Publié le 28 sep 2020Lecture 3 min
Facteurs de risque d’échec du traitement de la gale
F. CHASSET, Paris
La gale est un problème majeur de santé publique. Elle affecte environ 130 millions de personnes dans le monde. La prévalence a été estimée entre 2-4 % aux États-Unis et en Europe. Le taux d’échec du traitement est estimé à environ 30 % des cas, ce qui participe à la persistance de l’épidémie. Les facteurs de risque de réinfestation sont la promiscuité, la pauvreté et une hygiène faible.
Chez les patients hospitalisés, les facteurs de risque d’échec du traitement incluent l’immunodé pression, la démence et la gra batisation. À l’inverse, il n’y a pas d’étude ayant évalué les facteurs de risque d’échec du traitement en population ambulatoire. Cette étude a inclus consécutivement entre juin 2011 et décembre 2013 tous les patients vus au centre hospitalier de Rouen, ainsi que dans 14 cabinets de dermatologie dans la région. Les critères d’inclusion étaient un diagnostic de gale fait cliniquement et/ou avec un dermatoscope ; l’accord pour remplir un questionnaire standardisé sur les conditions de vie et le traitement reçu ainsi qu’une réévaluation à 3 mois pour pouvoir juger de l’efficacité du traitement. Les patients étaient divisés en 2 groupes : groupe succès (guérison de la gale à 3 mois) et groupe échec (correspondant à la persistance de symptômes à 3 mois, ou une consultation pour la persistance de signes alors qu’un traitement préalable avait été initié pour une gale). Il n’y avait aucune recommandation quant au choix du traitement local ou systémique ainsi que sur les mesures d’hygiènes à proposer.

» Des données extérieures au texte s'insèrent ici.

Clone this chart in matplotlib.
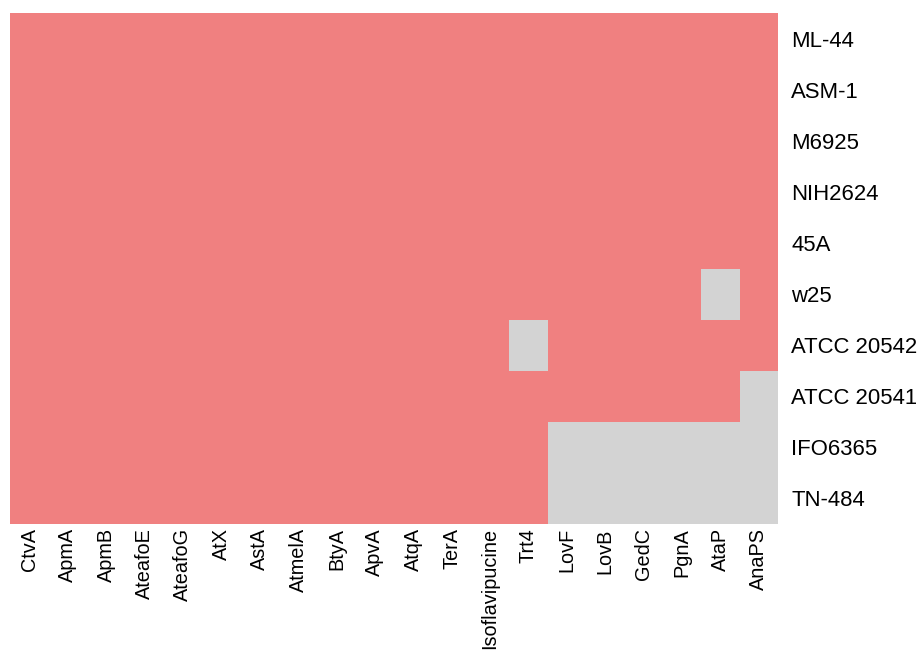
import matplotlib
matplotlib.use("Agg")
import matplotlib.pyplot as plt
from matplotlib.colors import ListedColormap
import numpy as np

plt.rcParams['font.family'] = ['Liberation Sans', 'DejaVu Sans']

genes = ["CtvA", "ApmA", "ApmB", "AteafoE", "AteafoG", "AtX", "AstA", "AtmelA",
         "BtyA", "ApvA", "AtqA", "TerA", "Isoflavipucine", "Trt4", "LovF", "LovB",
         "GedC", "PgnA", "AtaP", "AnaPS"]
strains = ["ML-44", "ASM-1", "M6925", "NIH2624", "45A", "w25", "ATCC 20542",
           "ATCC 20541", "IFO6365", "TN-484"]

# 1 = present, 0 = absent
presence = [
    [1]*20,  # ML-44
    [1]*20,  # ASM-1
    [1]*20,  # M6925
    [1]*20,  # NIH2624
    [1]*20,  # 45A
    [1]*18 + [0, 1],  # w25
    [1]*13 + [0] + [1]*6,  # ATCC 20542
    [1]*19 + [0],  # ATCC 20541
    [1]*14 + [0]*6,  # IFO6365
    [1]*14 + [0]*6,  # TN-484
]

data = np.array(presence)
cmap = ListedColormap(["#D3D3D3", "#F08080"])

fig = plt.figure(figsize=(9.24, 6.53), dpi=100)
ax = fig.add_axes([10/924, (653-524)/653, 768/924, 511/653])
ax.pcolormesh(np.arange(len(genes)+1), np.arange(len(strains)+1), data,
              cmap=cmap, vmin=0, vmax=1, edgecolor='none')
ax.set_xlim(0, len(genes))
ax.set_ylim(len(strains), 0)
ax.set_xticks(np.arange(len(genes)) + 0.5)
ax.set_xticklabels(genes, rotation=90, fontsize=14.3)
ax.set_yticks(np.arange(len(strains)) + 0.5)
ax.set_yticklabels(strains, fontsize=15.9)
ax.yaxis.tick_right()
ax.tick_params(axis='both', length=0)
ax.tick_params(axis='y', pad=9.5)
ax.tick_params(axis='x', pad=3)
for s in ax.spines.values():
    s.set_visible(False)

fig.savefig("out.png", dpi=100)
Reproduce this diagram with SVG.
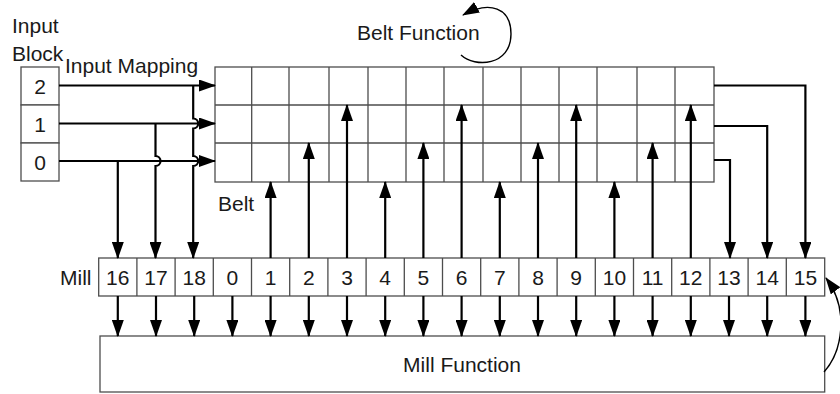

Parmi les 231 patients inclus, 21 (9 %) ont été exclus car ils n’ont pas pu être réévalués à 3 mois. Les facteurs de risque d’échec de traitement liés aux caractéristiques de l’infection et aux conditions de vie étaient l’apparition des symptômes > 1 mois avant le diagnostic odds ratio (OR 3,97 [IC95 % : 2,10- 7,51], la présence d’une co-infestation dans la famille (OR = 1,82 [IC95 % : 1,05-3,16]) et la présence d’une garde d’enfant (OR = 2,55 [IC95 % : 1,03-6,32]). Les facteurs de risque d’échec de traitement liés au traitement reçu étaient la présence d’un traitement en monothérapie locale par benzoate de benzyle ou ivermectine par rapport à la combinaison des deux (OR = 2,15 [IC95 % : 1,22-3,77]), la prise d’une seule dose d’ivermectine versus deux doses (OR = 10,2 [IC95 % : 4,49-23,2]), la prise d’ivermectine pendant un repas plutôt qu’à jeun (OR = 4,31 [IC95 % : 1,28- 4,99]), l’absence de traitement de tout l’entourage (OR = 2,52 [IC95 % : 1,28-4,99]) ; l’absence de décontamination du linge/literie… (OR = 8,72 [IC95 % : 3,50- 21,8]) ; l’absence de documents écrits informatifs (OR = 5,18 [IC95 % : 2,57-10,4]) et l’utilisation de dermocorticoïdes après le traitement (OR = 2,05 [IC95 % : 1,11- 3,79]). Les facteurs restant significativement associés avec l’échec du traitement en analyse multivariée étaient la présence de symptôme > 1 mois avant le diagnostic, la présence d’autres cas dans l’entourage, l’absence de décontamination du linge/ literie, une seule prise d’ivermectine versus 2 prises (avec ou sans traitement local), un traitement local par benzoate de benzyle plutôt qu’un traitement par 2 doses d’ivermectine.
Au total, cette étude de cohorte de patients ambulatoire en « vraie vie » apporte des informations très importantes sur la prise en charge des patients ayant une gale.
Tout d’abord un traitement par benzoate de benzyle seul semble inférieur à un traitement par deux doses d’ivermectine ou l’association d’un traitement local et systémique. Par ailleurs, une seule prise d’ivermectine sans 2e prise 10-14 j plus tard est également un facteur de risque d’échec du traitement. Il semble être nécessaire d’insister sur une prise à jeun de l’ivermectine. Cette étude confirme que les mesures de décontamination du linge, de la literie… sont essentielles à la bonne prise en charge des patients. Ces mesures sont souvent contraignantes pour les patients et souvent mal comprises, difficiles à mettre en place et non remboursées. Enfin, les mesures d’information écrite sont un moyen simple et efficace d’améliorer la prise en charge des patients.